Some sectors in the Church are asking the Pope to push through as soon as possible different reforms they consider urgent. However, Francis has clearly stated his position: “Some hope for  and are asking me for reforms in the Church and they must be implemented. But first a change in attitudes is necessary.

The evangelical clarity of vision of Pope Francis seems admirable to me. Signing  reform decrees is  not what’s important.  It is necessary to first put Christian communities in readiness for conversion and to recover within the Church the most basic evangelical attitudes. Only in such a climate will it be possible to undertake effectively  and in the spirit of the Gospel the reforms the Church needs urgently.

 Francis himself is showing us everyday the changes in attitude we need.
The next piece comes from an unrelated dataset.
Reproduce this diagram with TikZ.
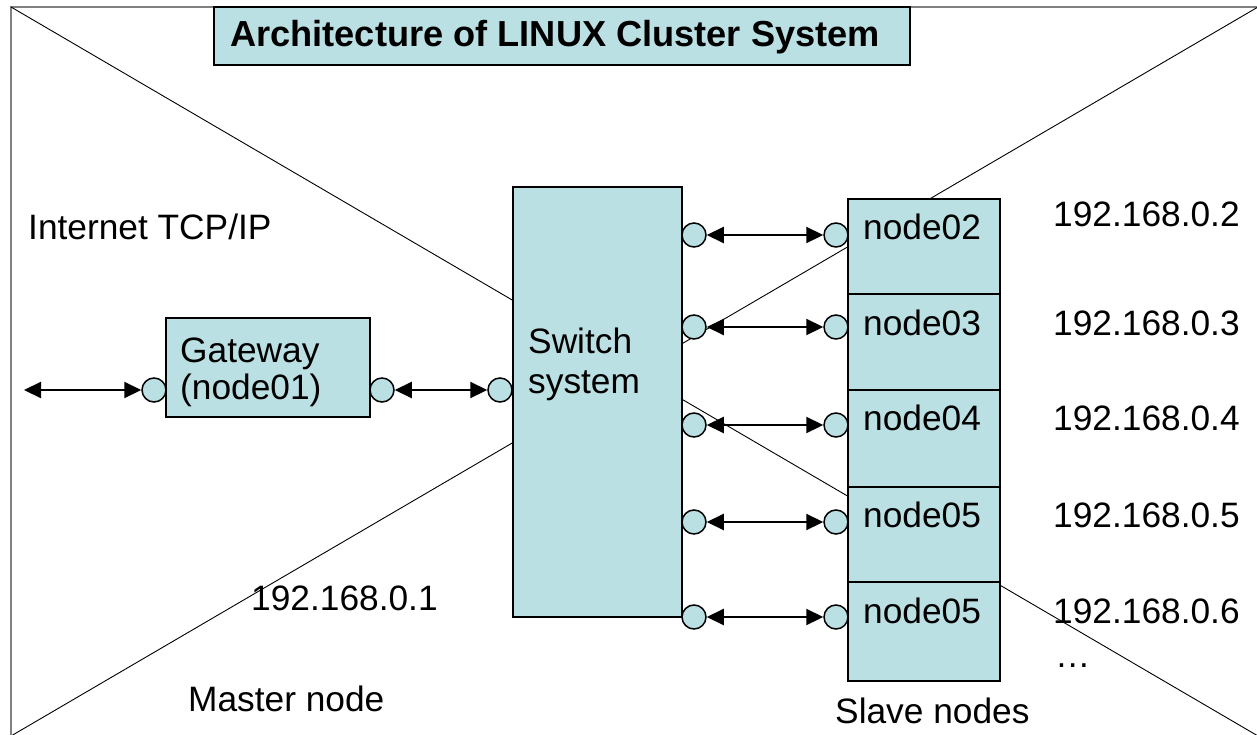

Let me highlight some very important ones:

·         Place Jesus at the center of the Church: “ a Church that does not have Jesus is a dead Church.”

·         Do not live in a closed Church centered on itself: “ a Church closed in on the past betrays its identity.”

·         Always act moved by the compassion of God for all his children: do not foster “ a legalistic Christianity  or one bent on restoring the past; one that wants to have everything clear and secure and does not find anything.”

·         “Look for a poor Church and a Church of the poor.”

·         Anchor our lives in hope not in our regulations, our ecclesiastical and clerical behavior.